● RECORDS FOR THE EXERCISE

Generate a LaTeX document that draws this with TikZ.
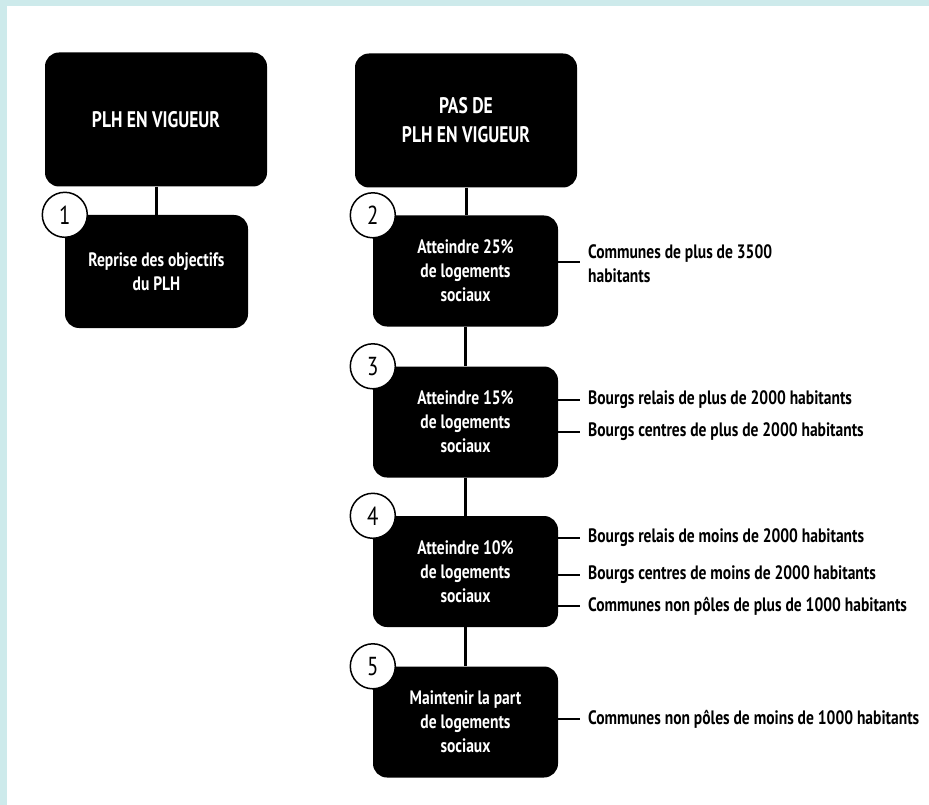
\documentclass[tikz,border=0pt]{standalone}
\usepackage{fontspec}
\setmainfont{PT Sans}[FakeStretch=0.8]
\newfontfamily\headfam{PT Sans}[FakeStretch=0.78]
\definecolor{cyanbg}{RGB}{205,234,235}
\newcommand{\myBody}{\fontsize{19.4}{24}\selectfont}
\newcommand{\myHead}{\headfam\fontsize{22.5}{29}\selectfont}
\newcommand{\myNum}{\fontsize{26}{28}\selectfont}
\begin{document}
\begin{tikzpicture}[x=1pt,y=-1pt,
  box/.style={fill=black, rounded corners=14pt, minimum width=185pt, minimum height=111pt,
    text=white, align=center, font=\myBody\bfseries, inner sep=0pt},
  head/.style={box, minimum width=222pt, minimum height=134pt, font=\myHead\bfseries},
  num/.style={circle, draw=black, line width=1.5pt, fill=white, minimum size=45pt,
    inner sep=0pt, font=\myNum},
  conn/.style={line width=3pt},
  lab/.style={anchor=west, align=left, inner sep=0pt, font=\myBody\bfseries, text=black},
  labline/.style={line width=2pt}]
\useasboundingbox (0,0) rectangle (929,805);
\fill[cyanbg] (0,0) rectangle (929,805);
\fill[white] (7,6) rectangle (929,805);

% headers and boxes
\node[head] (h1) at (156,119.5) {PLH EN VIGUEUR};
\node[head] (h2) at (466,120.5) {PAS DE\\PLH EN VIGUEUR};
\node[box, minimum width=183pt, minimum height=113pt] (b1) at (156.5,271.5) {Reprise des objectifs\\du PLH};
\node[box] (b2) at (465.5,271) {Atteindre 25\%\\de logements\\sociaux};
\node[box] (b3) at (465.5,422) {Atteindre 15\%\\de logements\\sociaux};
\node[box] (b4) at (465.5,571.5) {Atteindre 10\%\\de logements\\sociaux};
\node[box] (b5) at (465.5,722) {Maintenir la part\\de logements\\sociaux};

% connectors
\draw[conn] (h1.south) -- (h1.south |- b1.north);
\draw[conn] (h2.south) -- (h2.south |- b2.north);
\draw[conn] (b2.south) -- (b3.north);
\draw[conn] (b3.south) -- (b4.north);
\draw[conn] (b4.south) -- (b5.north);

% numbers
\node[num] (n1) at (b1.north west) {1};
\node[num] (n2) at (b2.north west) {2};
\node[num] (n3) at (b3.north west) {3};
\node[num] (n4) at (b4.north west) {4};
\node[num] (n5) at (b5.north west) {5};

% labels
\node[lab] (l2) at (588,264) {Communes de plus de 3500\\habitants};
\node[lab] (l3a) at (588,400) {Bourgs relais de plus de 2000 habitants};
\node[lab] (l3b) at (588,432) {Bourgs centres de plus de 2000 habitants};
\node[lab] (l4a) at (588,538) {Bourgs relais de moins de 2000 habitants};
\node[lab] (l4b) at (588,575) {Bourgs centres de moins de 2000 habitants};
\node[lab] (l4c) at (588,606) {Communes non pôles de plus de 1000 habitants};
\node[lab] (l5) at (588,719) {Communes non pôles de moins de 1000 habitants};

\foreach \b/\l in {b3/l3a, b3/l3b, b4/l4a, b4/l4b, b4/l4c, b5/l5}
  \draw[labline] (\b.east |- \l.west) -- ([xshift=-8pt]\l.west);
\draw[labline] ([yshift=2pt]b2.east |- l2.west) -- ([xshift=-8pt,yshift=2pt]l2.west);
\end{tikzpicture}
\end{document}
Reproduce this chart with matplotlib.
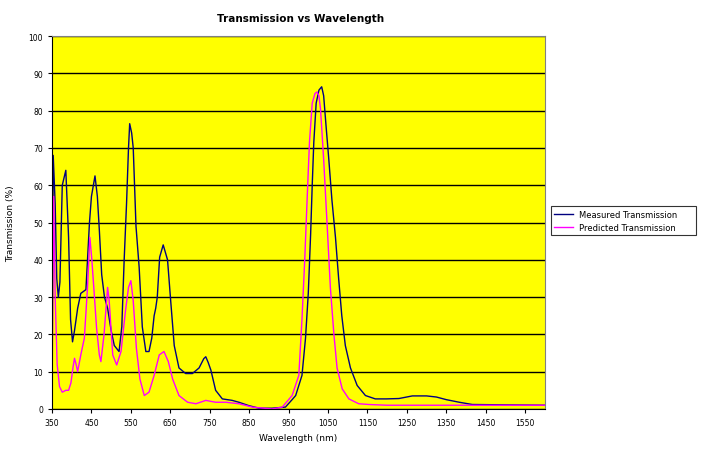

● BRIEF
From the listing above, print every entry precisely and drop the pictures.

● RESULT
Generate a LaTeX document that draws this with TikZ.
\documentclass[tikz,border=0pt]{standalone}
\usepackage{fontspec}
\setmainfont{PT Sans}[FakeStretch=0.8]
\newfontfamily\headfam{PT Sans}[FakeStretch=0.78]
\definecolor{cyanbg}{RGB}{205,234,235}
\newcommand{\myBody}{\fontsize{19.4}{24}\selectfont}
\newcommand{\myHead}{\headfam\fontsize{22.5}{29}\selectfont}
\newcommand{\myNum}{\fontsize{26}{28}\selectfont}
\begin{document}
\begin{tikzpicture}[x=1pt,y=-1pt,
  box/.style={fill=black, rounded corners=14pt, minimum width=185pt, minimum height=111pt,
    text=white, align=center, font=\myBody\bfseries, inner sep=0pt},
  head/.style={box, minimum width=222pt, minimum height=134pt, font=\myHead\bfseries},
  num/.style={circle, draw=black, line width=1.5pt, fill=white, minimum size=45pt,
    inner sep=0pt, font=\myNum},
  conn/.style={line width=3pt},
  lab/.style={anchor=west, align=left, inner sep=0pt, font=\myBody\bfseries, text=black},
  labline/.style={line width=2pt}]
\useasboundingbox (0,0) rectangle (929,805);
\fill[cyanbg] (0,0) rectangle (929,805);
\fill[white] (7,6) rectangle (929,805);

% headers and boxes
\node[head] (h1) at (156,119.5) {PLH EN VIGUEUR};
\node[head] (h2) at (466,120.5) {PAS DE\\PLH EN VIGUEUR};
\node[box, minimum width=183pt, minimum height=113pt] (b1) at (156.5,271.5) {Reprise des objectifs\\du PLH};
\node[box] (b2) at (465.5,271) {Atteindre 25\%\\de logements\\sociaux};
\node[box] (b3) at (465.5,422) {Atteindre 15\%\\de logements\\sociaux};
\node[box] (b4) at (465.5,571.5) {Atteindre 10\%\\de logements\\sociaux};
\node[box] (b5) at (465.5,722) {Maintenir la part\\de logements\\sociaux};

% connectors
\draw[conn] (h1.south) -- (h1.south |- b1.north);
\draw[conn] (h2.south) -- (h2.south |- b2.north);
\draw[conn] (b2.south) -- (b3.north);
\draw[conn] (b3.south) -- (b4.north);
\draw[conn] (b4.south) -- (b5.north);

% numbers
\node[num] (n1) at (b1.north west) {1};
\node[num] (n2) at (b2.north west) {2};
\node[num] (n3) at (b3.north west) {3};
\node[num] (n4) at (b4.north west) {4};
\node[num] (n5) at (b5.north west) {5};

% labels
\node[lab] (l2) at (588,264) {Communes de plus de 3500\\habitants};
\node[lab] (l3a) at (588,400) {Bourgs relais de plus de 2000 habitants};
\node[lab] (l3b) at (588,432) {Bourgs centres de plus de 2000 habitants};
\node[lab] (l4a) at (588,538) {Bourgs relais de moins de 2000 habitants};
\node[lab] (l4b) at (588,575) {Bourgs centres de moins de 2000 habitants};
\node[lab] (l4c) at (588,606) {Communes non pôles de plus de 1000 habitants};
\node[lab] (l5) at (588,719) {Communes non pôles de moins de 1000 habitants};

\foreach \b/\l in {b3/l3a, b3/l3b, b4/l4a, b4/l4b, b4/l4c, b5/l5}
  \draw[labline] (\b.east |- \l.west) -- ([xshift=-8pt]\l.west);
\draw[labline] ([yshift=2pt]b2.east |- l2.west) -- ([xshift=-8pt,yshift=2pt]l2.west);
\end{tikzpicture}
\end{document}
Reproduce this chart with matplotlib.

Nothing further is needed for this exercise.